La promesse de navettes…
On s’interrogera en conséquence sur la sincérité du scrutin pour lequel les conseillers municipaux ont été invités à se prononcer puisque lors du débat le maire annonce la continuité d’un service public de transport, avec des navettes électriques, se substituant aux arrêts des 153, 253 et 239 en cœur de ville, certes avec une rupture de charge mais avec la promesse que tout cela fonctionnera à l’été 2023 !

Les conseillers municipaux, ceux pour qui «  Le secret a été bien gardé jusqu’à la séance du conseil municipal - même les conseillers n’ont pas eu connaissance du projet lauréat. » comme nous le relatons plus haut auraient-ils été "trompés" après avoir été ignorés ?

Par défaut d’information et par une annonce trompeuse les conduisant à approuver la Convention pluriannuelle de l’ANRU ?

On ne commentera pas ici le dossier de la Convention comportant 502 pages, tout cela est très précis, documenté, normé (on engage des millions d’euros d’argent public) mais on en publiera quelques passages, 10 pages, pour lesquelles nous avons souligné tout ce qui concerne le projet centre-ville aux regards des transports, de la concertation et du suivi de projet. (Les passages soulignés en jaune représentent tout au plus deux pages et encore, n’hésitez pas à les consulter dans le portfolio)

Les conseillers "trompés", l’ANRU elle-même, les signataires de la convention aurait-ils été "floués" ?

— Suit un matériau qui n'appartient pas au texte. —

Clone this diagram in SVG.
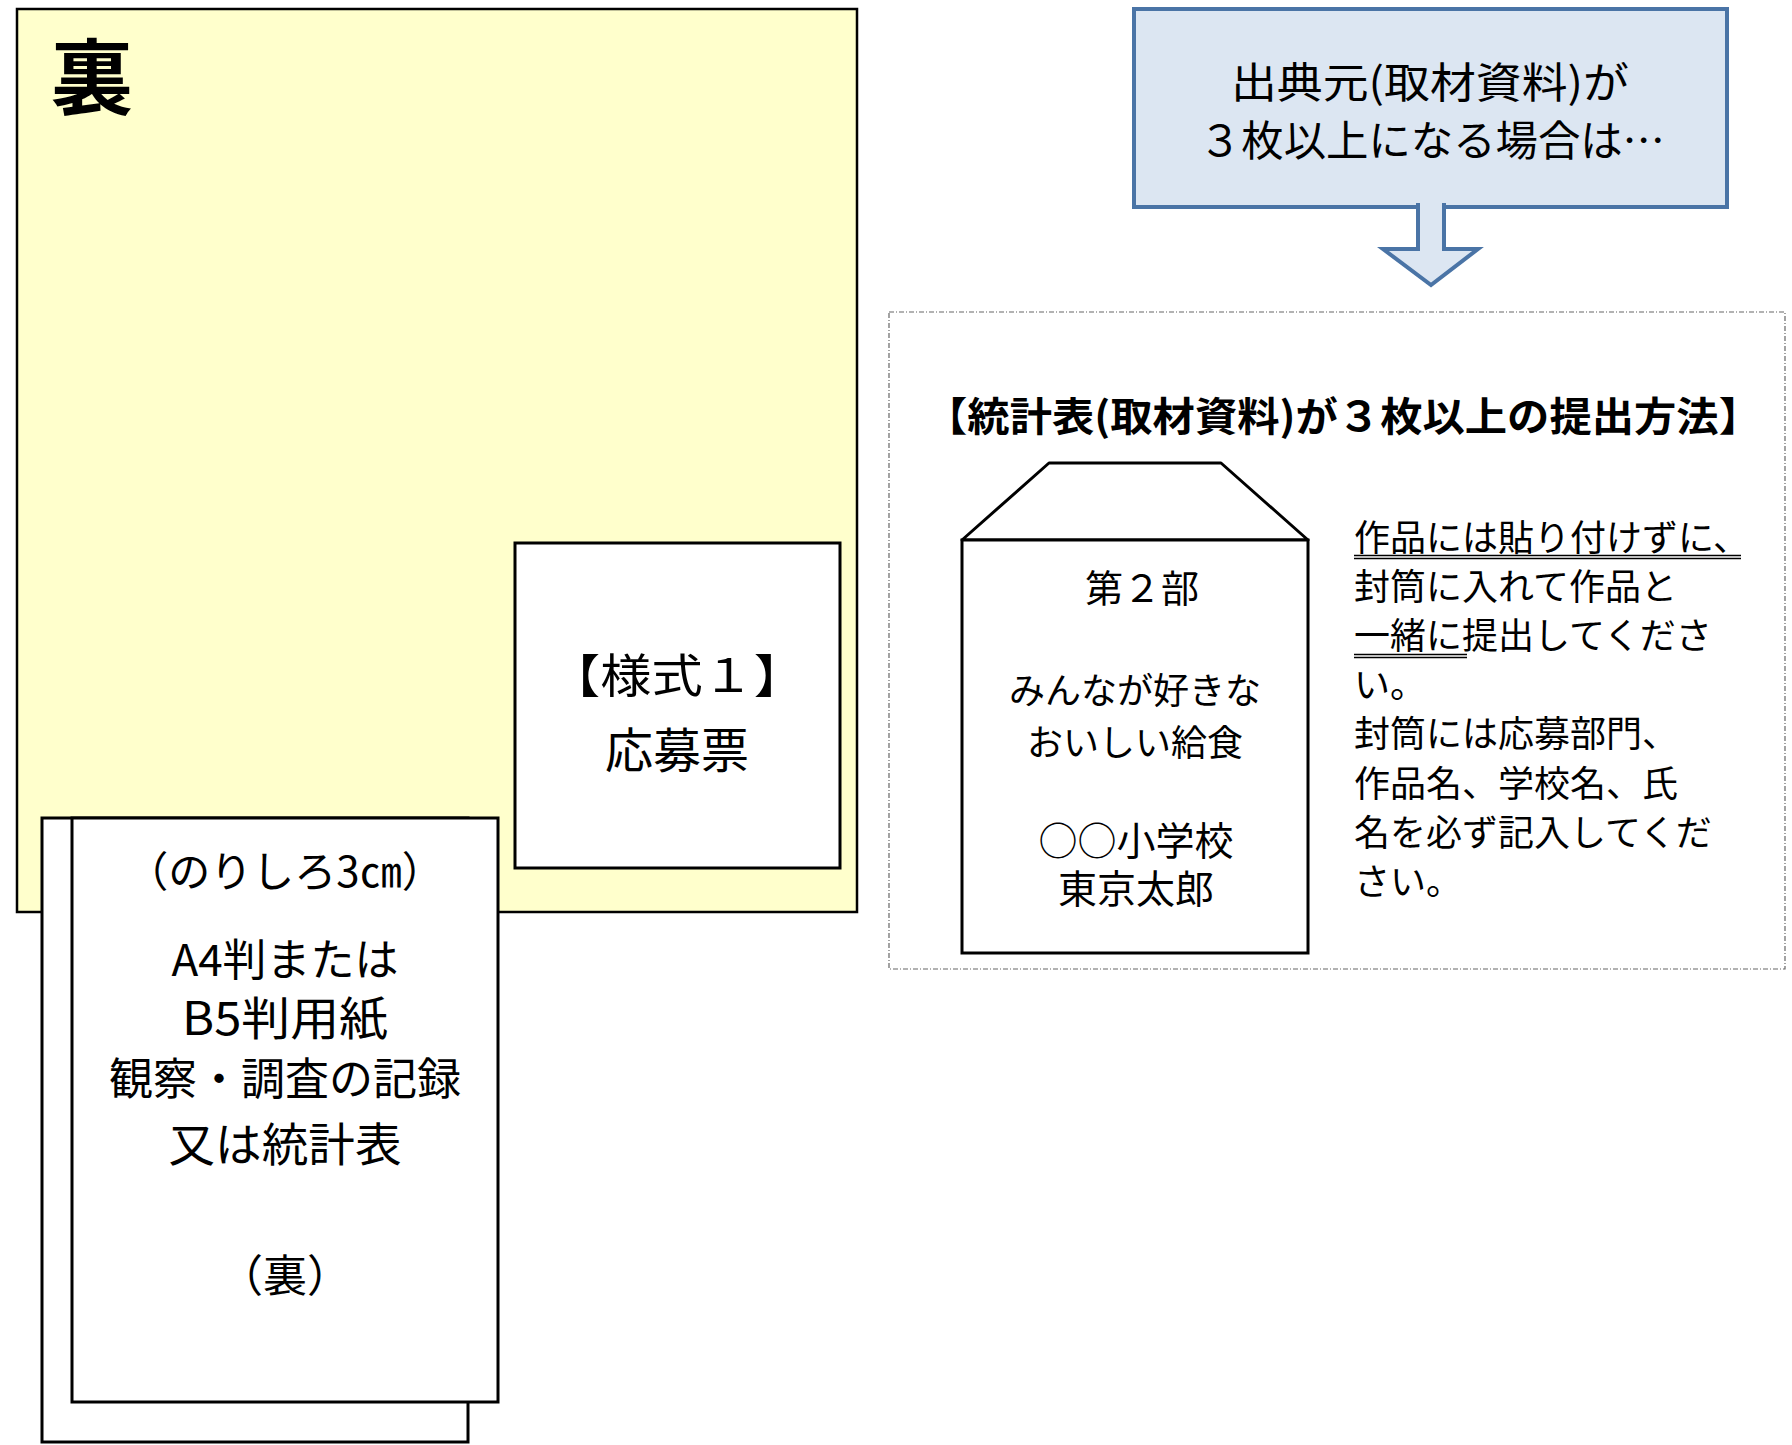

On s’arrêtera donc un moment sur la Fiche Opération du centre ville (en page 177 de la Convention, consultable dans le portfolio) détaillant les Eléments clés de l’opération (conditions auxquelles le financement est accordé) répertoriant quatre secteurs d’intervention et dans laquelle on peut lire concernant le secteur 3 :

"Une action forte sur l’îlot 7 se justifie par son attractivité et les flux piétons très importants à cet endroit : c’est le cœur de Saint-Denis, ville elle-même au centre du territoire de Plaine Commune. Il s’agit d’y reconquérir de l’espace de circulation, de la qualité de vie et de l’agrément. Afin de répondre aux enjeux d’engorgement et d’insécurité, il est proposé de créer une ouverture de la partie sud du socle du bâtiment sur 7 mètres de hauteur sans démolir l’intégralité du bâtiment Campanile. L’ouverture du socle du bâtiment Campanile va générer un déploiement en éventail des flux piétons en sortie de métro. Elle s’accompagnera nécessairement d’un apaisement de la rue Jean-Jaurès, au droit de l’îlot 7. Un plateau piéton partagé, réservé aux bus et aux modes doux est envisagé. C’est l’une des préconisations de l’étude flux et mobilités douces à l’échelle du NPNRU."

Vous avez bien lu, notifié noir sur blanc dans le descriptif de l’opération à mener : "Un plateau piéton partagé, réservé aux bus et aux modes doux est envisagé."

L’ensemble de l’opération déclenchant les financements.

Il n’est à aucun moment indiqué dans la Convention ANRU la suppression de ces six arrêts de bus assurant une desserte dans le cœur du centre ville mais bien la pérennité d’un plateau partagé piétons et bus.

Le maire avait-il déjà "vendu" à l’ANRU les fameuses navettes électriques dès l’été 2023 ?

On laissera nos lectrices et lecteurs tirer toutes les conclusions qui s’imposent de ces quelques lignes, documents et videos tous d’intérêt public.

S’il semble difficile par l’argumentation et l’exposé des besoins des habitants de faire revenir le maire à la raison, peut-on espérer qu’il se mette en conformité avec les termes de la convention signée ?

Au vu de l’entêtement dont il est capable on peut en douter, la bataille pour l’abandon de ce mauvais projet va donc se poursuivre.